Rows from a dataset of charts and code:
—————

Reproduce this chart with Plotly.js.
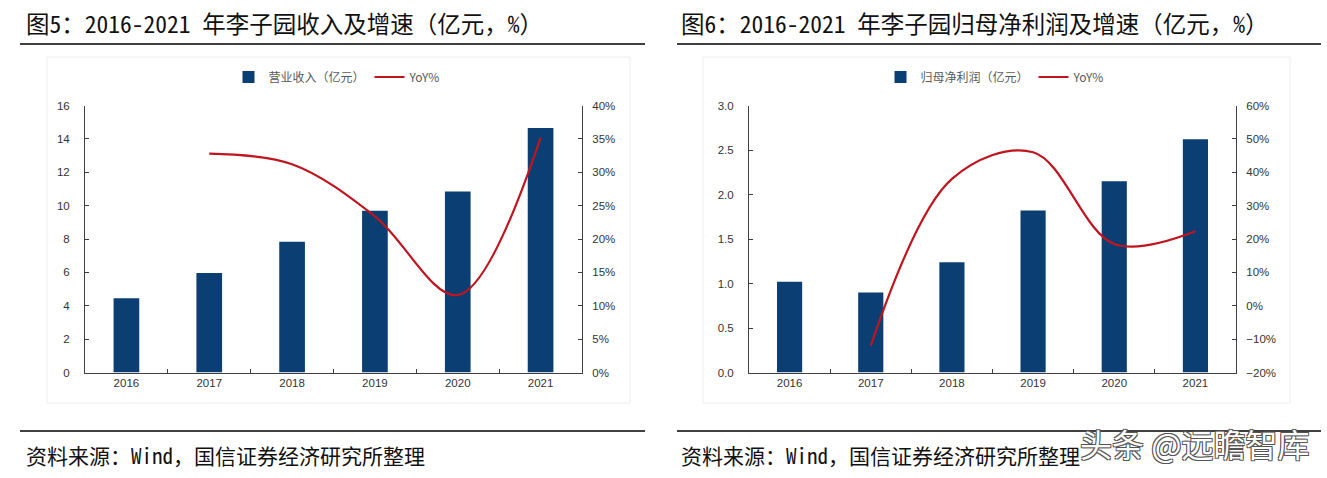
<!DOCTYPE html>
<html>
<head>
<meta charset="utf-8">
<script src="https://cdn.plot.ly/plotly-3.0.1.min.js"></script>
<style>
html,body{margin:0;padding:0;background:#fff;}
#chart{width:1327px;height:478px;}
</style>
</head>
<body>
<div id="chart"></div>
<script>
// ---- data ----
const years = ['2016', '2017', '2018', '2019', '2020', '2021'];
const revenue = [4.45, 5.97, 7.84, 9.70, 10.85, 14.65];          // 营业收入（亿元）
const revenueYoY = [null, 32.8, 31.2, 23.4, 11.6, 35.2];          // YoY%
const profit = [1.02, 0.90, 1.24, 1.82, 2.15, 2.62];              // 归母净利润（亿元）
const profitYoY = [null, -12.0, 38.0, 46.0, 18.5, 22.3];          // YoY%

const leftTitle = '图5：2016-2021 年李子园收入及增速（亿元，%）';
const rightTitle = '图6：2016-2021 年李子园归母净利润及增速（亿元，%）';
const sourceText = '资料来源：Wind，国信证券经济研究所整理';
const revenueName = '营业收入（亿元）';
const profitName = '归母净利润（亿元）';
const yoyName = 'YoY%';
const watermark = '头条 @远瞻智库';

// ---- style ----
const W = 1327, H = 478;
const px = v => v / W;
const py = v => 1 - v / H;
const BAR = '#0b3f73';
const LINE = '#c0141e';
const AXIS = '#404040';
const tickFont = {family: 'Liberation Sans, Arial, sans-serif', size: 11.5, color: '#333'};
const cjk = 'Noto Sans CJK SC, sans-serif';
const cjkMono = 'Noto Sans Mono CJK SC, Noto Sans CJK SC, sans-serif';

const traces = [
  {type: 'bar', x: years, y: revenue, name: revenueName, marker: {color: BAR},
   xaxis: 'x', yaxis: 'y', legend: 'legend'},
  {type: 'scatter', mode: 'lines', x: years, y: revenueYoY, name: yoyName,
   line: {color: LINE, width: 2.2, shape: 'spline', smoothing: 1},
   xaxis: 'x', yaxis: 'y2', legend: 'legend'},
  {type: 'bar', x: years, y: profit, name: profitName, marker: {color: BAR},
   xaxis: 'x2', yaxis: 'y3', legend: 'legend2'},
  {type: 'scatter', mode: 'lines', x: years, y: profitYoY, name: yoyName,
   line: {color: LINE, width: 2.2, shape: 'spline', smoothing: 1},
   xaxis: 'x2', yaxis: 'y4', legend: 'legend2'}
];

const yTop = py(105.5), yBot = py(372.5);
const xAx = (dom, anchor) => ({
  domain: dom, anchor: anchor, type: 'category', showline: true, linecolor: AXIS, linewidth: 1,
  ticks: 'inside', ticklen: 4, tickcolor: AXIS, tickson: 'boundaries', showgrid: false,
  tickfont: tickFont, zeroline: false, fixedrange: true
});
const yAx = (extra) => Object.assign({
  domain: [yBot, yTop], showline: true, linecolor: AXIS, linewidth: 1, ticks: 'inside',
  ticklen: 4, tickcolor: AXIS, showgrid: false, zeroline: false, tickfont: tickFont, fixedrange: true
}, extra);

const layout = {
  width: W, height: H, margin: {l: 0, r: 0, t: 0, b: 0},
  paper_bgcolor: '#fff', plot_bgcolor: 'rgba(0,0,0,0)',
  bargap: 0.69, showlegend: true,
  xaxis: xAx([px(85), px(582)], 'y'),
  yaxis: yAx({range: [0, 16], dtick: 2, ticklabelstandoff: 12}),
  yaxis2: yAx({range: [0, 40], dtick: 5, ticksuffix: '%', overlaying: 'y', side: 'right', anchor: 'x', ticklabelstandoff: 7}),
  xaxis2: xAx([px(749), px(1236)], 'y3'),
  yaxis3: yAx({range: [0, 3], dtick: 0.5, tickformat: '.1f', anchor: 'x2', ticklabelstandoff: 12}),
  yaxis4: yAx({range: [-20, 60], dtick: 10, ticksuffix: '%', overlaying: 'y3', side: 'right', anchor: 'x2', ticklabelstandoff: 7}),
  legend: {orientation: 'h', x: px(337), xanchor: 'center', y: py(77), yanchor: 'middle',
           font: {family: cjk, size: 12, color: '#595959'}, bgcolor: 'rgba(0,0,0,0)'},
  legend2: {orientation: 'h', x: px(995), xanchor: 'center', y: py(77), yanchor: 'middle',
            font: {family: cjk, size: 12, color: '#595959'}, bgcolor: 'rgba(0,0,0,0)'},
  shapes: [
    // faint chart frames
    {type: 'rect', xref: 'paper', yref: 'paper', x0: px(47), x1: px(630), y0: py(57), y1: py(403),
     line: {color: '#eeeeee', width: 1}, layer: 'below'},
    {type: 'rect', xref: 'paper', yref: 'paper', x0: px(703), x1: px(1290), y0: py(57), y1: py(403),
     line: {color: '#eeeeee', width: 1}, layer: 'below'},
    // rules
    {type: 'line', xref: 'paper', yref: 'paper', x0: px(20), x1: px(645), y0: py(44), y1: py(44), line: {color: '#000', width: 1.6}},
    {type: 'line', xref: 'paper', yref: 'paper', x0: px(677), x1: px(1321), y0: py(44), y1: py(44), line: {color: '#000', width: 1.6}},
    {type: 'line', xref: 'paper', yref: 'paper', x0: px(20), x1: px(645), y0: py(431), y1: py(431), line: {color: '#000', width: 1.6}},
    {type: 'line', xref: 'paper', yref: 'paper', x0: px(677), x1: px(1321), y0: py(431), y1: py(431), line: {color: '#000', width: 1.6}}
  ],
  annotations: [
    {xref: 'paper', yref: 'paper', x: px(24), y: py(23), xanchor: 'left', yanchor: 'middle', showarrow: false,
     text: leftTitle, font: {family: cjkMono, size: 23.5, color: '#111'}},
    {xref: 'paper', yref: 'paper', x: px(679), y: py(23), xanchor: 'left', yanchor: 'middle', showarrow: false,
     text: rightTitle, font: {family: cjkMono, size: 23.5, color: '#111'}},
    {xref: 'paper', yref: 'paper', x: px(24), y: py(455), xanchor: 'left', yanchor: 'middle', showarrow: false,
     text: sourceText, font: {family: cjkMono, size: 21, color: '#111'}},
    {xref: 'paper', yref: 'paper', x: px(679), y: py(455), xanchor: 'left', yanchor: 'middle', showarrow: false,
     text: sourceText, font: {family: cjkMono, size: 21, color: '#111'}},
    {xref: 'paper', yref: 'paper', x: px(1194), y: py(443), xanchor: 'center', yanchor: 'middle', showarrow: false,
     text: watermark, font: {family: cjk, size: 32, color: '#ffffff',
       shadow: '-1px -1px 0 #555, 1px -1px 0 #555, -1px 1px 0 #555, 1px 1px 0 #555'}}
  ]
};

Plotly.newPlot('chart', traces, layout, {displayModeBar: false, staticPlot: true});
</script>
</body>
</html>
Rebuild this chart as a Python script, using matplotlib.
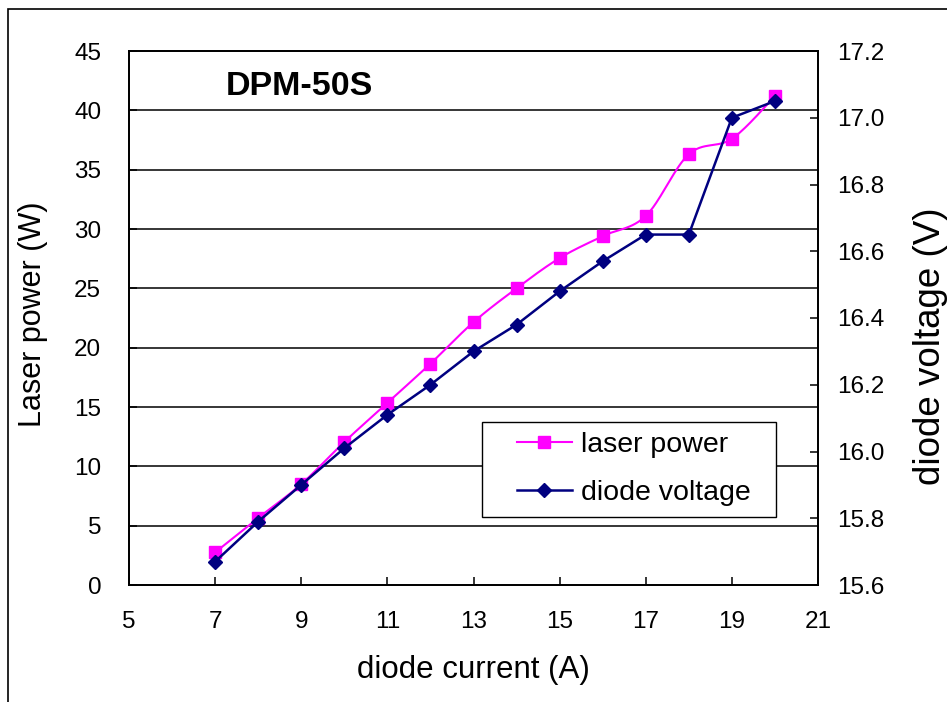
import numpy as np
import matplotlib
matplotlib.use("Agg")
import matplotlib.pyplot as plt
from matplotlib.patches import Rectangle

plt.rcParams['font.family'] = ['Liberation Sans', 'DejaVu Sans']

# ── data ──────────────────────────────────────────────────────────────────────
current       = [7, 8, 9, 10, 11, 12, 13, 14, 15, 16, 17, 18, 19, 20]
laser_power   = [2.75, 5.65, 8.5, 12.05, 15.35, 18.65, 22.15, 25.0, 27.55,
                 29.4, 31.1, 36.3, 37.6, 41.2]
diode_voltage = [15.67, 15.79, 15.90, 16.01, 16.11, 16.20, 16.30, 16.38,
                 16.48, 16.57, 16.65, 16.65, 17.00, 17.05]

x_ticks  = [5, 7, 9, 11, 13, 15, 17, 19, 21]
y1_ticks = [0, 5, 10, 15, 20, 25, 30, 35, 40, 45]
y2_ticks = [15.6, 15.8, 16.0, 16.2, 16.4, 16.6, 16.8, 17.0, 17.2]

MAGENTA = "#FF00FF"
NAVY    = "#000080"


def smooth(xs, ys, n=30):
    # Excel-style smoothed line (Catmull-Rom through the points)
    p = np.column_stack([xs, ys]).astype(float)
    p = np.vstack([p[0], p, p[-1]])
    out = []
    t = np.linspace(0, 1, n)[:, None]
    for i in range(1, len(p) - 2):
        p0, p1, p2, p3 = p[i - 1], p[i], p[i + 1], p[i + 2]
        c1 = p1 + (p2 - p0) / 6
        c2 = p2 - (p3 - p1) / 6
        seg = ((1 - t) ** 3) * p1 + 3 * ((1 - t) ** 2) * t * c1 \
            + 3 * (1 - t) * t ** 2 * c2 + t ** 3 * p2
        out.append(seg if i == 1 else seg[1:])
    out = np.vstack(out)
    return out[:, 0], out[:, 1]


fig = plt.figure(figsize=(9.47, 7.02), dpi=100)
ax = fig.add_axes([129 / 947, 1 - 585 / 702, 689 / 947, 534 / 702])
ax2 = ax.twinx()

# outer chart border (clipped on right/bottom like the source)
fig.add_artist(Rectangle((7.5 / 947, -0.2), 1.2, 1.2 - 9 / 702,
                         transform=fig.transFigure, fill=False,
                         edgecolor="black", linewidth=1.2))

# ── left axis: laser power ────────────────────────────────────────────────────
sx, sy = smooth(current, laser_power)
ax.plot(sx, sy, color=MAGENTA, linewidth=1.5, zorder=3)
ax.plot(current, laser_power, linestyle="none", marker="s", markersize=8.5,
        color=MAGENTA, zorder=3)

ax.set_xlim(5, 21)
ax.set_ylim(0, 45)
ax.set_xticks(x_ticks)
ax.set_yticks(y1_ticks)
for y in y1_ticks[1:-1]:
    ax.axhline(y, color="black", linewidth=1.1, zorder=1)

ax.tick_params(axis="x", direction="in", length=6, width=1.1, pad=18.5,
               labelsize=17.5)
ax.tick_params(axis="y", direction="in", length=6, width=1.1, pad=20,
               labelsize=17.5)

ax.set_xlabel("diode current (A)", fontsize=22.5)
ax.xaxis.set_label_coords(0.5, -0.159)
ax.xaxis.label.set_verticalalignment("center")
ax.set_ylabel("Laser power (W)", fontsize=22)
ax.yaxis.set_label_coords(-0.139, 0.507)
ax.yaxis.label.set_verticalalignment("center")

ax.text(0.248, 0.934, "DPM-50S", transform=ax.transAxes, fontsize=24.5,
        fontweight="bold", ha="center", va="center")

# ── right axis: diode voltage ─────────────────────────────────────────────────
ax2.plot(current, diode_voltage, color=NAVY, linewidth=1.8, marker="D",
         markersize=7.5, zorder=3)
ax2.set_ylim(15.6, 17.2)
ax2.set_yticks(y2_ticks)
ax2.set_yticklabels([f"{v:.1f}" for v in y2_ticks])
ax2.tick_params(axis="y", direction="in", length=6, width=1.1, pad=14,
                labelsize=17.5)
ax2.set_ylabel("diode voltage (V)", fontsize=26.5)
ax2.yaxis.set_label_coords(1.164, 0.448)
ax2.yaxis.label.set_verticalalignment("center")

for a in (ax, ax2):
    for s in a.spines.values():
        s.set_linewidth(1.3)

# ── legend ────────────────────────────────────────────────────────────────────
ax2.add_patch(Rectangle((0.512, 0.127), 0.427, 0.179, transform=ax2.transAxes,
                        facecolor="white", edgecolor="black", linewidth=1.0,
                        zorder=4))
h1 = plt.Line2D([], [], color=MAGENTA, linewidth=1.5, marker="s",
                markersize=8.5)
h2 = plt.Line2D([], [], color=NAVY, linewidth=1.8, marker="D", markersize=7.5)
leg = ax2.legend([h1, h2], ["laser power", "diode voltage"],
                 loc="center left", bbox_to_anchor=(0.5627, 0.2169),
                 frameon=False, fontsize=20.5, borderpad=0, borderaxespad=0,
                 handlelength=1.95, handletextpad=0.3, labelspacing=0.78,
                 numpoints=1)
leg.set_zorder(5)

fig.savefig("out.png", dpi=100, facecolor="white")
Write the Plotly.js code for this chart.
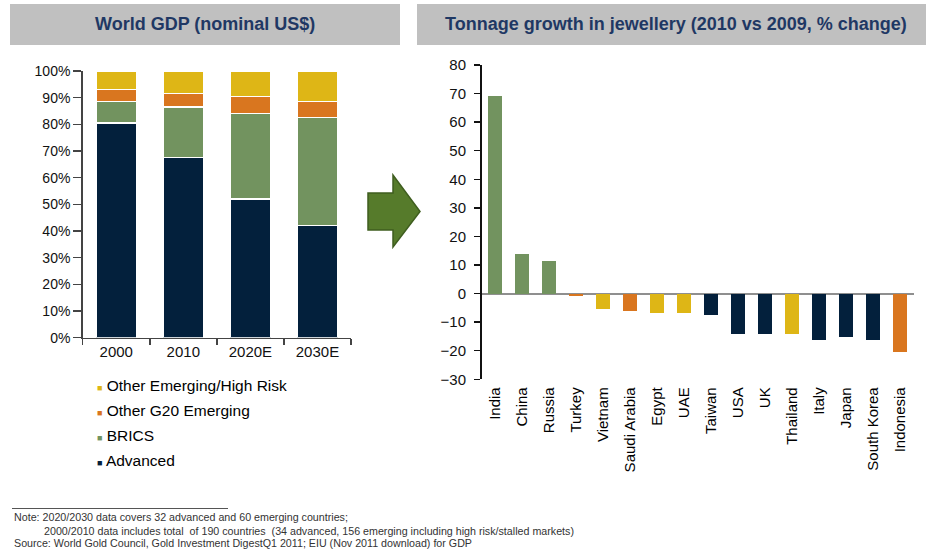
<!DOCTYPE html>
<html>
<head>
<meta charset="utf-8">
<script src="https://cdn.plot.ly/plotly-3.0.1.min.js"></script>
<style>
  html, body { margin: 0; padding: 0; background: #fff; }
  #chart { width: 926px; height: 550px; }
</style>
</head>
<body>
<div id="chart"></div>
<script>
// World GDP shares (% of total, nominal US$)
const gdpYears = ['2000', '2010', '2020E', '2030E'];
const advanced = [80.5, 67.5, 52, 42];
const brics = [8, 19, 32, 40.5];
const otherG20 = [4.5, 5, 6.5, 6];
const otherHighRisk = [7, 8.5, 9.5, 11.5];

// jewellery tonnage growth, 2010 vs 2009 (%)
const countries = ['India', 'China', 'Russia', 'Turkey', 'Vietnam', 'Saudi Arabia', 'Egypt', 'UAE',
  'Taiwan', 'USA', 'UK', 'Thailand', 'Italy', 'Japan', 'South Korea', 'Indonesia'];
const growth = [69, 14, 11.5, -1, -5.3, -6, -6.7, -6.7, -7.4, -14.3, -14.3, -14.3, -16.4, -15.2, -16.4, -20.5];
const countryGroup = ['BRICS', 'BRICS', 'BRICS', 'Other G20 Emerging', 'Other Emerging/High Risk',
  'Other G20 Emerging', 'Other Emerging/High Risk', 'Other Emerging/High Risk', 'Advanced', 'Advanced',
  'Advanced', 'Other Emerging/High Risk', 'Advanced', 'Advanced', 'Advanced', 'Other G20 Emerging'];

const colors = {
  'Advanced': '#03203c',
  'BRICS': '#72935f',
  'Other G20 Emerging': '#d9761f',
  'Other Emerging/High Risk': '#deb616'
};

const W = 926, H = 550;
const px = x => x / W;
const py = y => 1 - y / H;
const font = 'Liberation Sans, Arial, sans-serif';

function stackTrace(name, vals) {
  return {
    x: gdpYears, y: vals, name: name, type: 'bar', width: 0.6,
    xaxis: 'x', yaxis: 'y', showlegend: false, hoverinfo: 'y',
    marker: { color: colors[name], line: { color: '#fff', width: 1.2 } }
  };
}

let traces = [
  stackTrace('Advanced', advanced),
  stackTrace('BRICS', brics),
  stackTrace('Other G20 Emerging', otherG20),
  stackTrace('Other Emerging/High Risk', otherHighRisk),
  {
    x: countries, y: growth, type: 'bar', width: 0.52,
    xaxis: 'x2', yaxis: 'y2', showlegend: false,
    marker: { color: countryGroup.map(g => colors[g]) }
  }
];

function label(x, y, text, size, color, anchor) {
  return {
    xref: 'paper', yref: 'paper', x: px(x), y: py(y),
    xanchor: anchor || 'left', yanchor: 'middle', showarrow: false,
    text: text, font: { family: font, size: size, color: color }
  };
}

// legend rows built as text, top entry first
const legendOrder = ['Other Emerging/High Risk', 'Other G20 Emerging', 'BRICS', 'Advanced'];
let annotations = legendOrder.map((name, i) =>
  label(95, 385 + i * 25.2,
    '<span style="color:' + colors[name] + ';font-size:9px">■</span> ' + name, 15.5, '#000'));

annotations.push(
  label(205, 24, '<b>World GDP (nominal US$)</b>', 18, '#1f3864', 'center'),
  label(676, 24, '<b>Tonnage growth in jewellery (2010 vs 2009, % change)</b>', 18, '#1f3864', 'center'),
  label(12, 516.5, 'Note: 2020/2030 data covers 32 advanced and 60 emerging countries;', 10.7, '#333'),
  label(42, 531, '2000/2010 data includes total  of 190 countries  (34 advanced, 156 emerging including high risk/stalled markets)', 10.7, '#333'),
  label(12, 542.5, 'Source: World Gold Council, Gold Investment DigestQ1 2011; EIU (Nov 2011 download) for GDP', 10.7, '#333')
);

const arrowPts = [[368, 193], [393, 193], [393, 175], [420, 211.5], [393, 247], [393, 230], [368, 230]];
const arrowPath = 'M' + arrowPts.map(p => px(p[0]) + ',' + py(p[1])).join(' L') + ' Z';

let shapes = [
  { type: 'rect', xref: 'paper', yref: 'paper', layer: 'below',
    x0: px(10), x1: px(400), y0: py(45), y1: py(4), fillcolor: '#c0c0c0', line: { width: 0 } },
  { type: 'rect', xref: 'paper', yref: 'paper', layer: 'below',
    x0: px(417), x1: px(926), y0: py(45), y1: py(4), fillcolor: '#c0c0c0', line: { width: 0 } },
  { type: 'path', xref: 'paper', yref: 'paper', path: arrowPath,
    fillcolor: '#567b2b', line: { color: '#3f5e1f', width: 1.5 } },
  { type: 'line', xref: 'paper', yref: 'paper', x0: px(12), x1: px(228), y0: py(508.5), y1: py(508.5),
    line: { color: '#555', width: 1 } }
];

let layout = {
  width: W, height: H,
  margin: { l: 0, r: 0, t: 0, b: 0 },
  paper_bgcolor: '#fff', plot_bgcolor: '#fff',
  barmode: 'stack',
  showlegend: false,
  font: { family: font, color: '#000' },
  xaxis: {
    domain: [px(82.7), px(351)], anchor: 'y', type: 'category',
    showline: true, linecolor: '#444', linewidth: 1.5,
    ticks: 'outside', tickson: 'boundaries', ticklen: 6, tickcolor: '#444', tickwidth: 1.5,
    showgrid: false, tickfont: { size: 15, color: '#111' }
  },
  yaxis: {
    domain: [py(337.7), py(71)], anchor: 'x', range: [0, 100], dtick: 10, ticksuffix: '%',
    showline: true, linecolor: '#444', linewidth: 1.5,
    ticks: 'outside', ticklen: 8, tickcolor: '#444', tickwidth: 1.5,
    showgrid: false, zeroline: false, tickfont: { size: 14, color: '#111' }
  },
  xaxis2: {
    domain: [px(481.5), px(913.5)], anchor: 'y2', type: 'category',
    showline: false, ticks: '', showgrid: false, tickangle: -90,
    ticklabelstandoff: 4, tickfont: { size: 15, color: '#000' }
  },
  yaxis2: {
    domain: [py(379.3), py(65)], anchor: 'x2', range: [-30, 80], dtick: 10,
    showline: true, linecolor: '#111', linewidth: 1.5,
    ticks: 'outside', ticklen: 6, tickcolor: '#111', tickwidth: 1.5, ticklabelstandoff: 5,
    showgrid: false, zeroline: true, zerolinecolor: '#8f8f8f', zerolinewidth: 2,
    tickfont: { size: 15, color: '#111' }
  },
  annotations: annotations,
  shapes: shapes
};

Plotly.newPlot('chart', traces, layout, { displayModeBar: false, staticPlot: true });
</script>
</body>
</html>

—————

• [Task requirements]: Leave out the pictures and repeat the lines from the start of the material through the line with "const cjkMono = 'Noto", inclusive.

• [The response]:
Reproduce this chart with Plotly.js.
<!DOCTYPE html>
<html>
<head>
<meta charset="utf-8">
<script src="https://cdn.plot.ly/plotly-3.0.1.min.js"></script>
<style>
html,body{margin:0;padding:0;background:#fff;}
#chart{width:1327px;height:478px;}
</style>
</head>
<body>
<div id="chart"></div>
<script>
// ---- data ----
const years = ['2016', '2017', '2018', '2019', '2020', '2021'];
const revenue = [4.45, 5.97, 7.84, 9.70, 10.85, 14.65];          // 营业收入（亿元）
const revenueYoY = [null, 32.8, 31.2, 23.4, 11.6, 35.2];          // YoY%
const profit = [1.02, 0.90, 1.24, 1.82, 2.15, 2.62];              // 归母净利润（亿元）
const profitYoY = [null, -12.0, 38.0, 46.0, 18.5, 22.3];          // YoY%

const leftTitle = '图5：2016-2021 年李子园收入及增速（亿元，%）';
const rightTitle = '图6：2016-2021 年李子园归母净利润及增速（亿元，%）';
const sourceText = '资料来源：Wind，国信证券经济研究所整理';
const revenueName = '营业收入（亿元）';
const profitName = '归母净利润（亿元）';
const yoyName = 'YoY%';
const watermark = '头条 @远瞻智库';

// ---- style ----
const W = 1327, H = 478;
const px = v => v / W;
const py = v => 1 - v / H;
const BAR = '#0b3f73';
const LINE = '#c0141e';
const AXIS = '#404040';
const tickFont = {family: 'Liberation Sans, Arial, sans-serif', size: 11.5, color: '#333'};
const cjk = 'Noto Sans CJK SC, sans-serif';
const cjkMono = 'Noto Sans Mono CJK SC, Noto Sans CJK SC, sans-serif';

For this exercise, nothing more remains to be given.